* _Work to be completed_
Transcribe the listing in full, excluding any pictures.
* START Material *
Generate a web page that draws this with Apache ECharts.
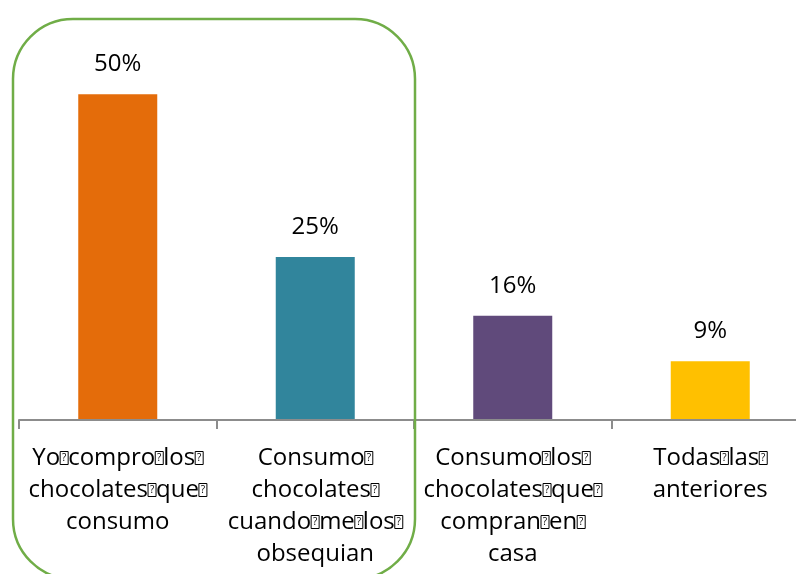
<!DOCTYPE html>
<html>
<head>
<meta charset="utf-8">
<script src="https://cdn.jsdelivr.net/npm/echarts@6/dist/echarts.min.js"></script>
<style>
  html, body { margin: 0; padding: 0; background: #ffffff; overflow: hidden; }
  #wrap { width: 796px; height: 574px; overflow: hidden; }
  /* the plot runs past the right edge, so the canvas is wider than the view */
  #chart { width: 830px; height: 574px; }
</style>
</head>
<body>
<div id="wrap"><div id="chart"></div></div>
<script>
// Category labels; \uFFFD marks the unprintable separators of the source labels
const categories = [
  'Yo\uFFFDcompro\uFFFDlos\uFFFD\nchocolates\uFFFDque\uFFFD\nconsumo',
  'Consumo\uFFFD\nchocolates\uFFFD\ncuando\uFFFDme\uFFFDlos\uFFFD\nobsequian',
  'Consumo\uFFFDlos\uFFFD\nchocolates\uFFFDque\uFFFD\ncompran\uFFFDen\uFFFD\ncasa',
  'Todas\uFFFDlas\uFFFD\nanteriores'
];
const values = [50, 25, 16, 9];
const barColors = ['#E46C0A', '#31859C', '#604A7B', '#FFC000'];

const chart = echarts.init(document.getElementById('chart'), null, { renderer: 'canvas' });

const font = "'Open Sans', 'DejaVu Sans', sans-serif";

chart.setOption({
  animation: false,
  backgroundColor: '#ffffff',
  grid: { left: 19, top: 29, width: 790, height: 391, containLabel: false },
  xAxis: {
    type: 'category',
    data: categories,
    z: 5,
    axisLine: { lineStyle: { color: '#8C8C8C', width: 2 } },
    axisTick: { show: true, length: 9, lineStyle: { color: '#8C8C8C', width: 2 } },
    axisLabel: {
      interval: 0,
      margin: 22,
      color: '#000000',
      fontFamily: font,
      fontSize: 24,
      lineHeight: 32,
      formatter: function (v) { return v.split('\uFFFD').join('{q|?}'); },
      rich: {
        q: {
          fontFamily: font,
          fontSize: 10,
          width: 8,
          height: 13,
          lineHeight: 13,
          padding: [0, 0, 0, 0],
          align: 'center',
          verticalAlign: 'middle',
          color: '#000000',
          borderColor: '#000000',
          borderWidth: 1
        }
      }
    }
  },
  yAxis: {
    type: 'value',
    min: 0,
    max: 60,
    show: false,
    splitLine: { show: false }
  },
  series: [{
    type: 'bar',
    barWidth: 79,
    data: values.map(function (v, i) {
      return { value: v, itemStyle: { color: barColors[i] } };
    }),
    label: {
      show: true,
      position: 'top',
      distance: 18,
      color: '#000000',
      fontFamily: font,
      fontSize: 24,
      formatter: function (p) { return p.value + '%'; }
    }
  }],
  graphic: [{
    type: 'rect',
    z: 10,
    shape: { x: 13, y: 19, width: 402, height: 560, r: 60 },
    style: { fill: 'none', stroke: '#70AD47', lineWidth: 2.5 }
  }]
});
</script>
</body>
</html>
* END Material *
* _Correct answer_
Generate a web page that draws this with Apache ECharts.
<!DOCTYPE html>
<html>
<head>
<meta charset="utf-8">
<script src="https://cdn.jsdelivr.net/npm/echarts@6/dist/echarts.min.js"></script>
<style>
  html, body { margin: 0; padding: 0; background: #ffffff; overflow: hidden; }
  #wrap { width: 796px; height: 574px; overflow: hidden; }
  /* the plot runs past the right edge, so the canvas is wider than the view */
  #chart { width: 830px; height: 574px; }
</style>
</head>
<body>
<div id="wrap"><div id="chart"></div></div>
<script>
// Category labels; \uFFFD marks the unprintable separators of the source labels
const categories = [
  'Yo\uFFFDcompro\uFFFDlos\uFFFD\nchocolates\uFFFDque\uFFFD\nconsumo',
  'Consumo\uFFFD\nchocolates\uFFFD\ncuando\uFFFDme\uFFFDlos\uFFFD\nobsequian',
  'Consumo\uFFFDlos\uFFFD\nchocolates\uFFFDque\uFFFD\ncompran\uFFFDen\uFFFD\ncasa',
  'Todas\uFFFDlas\uFFFD\nanteriores'
];
const values = [50, 25, 16, 9];
const barColors = ['#E46C0A', '#31859C', '#604A7B', '#FFC000'];

const chart = echarts.init(document.getElementById('chart'), null, { renderer: 'canvas' });

const font = "'Open Sans', 'DejaVu Sans', sans-serif";

chart.setOption({
  animation: false,
  backgroundColor: '#ffffff',
  grid: { left: 19, top: 29, width: 790, height: 391, containLabel: false },
  xAxis: {
    type: 'category',
    data: categories,
    z: 5,
    axisLine: { lineStyle: { color: '#8C8C8C', width: 2 } },
    axisTick: { show: true, length: 9, lineStyle: { color: '#8C8C8C', width: 2 } },
    axisLabel: {
      interval: 0,
      margin: 22,
      color: '#000000',
      fontFamily: font,
      fontSize: 24,
      lineHeight: 32,
      formatter: function (v) { return v.split('\uFFFD').join('{q|?}'); },
      rich: {
        q: {
          fontFamily: font,
          fontSize: 10,
          width: 8,
          height: 13,
          lineHeight: 13,
          padding: [0, 0, 0, 0],
          align: 'center',
          verticalAlign: 'middle',
          color: '#000000',
          borderColor: '#000000',
          borderWidth: 1
        }
      }
    }
  },
  yAxis: {
    type: 'value',
    min: 0,
    max: 60,
    show: false,
    splitLine: { show: false }
  },
  series: [{
    type: 'bar',
    barWidth: 79,
    data: values.map(function (v, i) {
      return { value: v, itemStyle: { color: barColors[i] } };
    }),
    label: {
      show: true,
      position: 'top',
      distance: 18,
      color: '#000000',
      fontFamily: font,
      fontSize: 24,
      formatter: function (p) { return p.value + '%'; }
    }
  }],
  graphic: [{
    type: 'rect',
    z: 10,
    shape: { x: 13, y: 19, width: 402, height: 560, r: 60 },
    style: { fill: 'none', stroke: '#70AD47', lineWidth: 2.5 }
  }]
});
</script>
</body>
</html>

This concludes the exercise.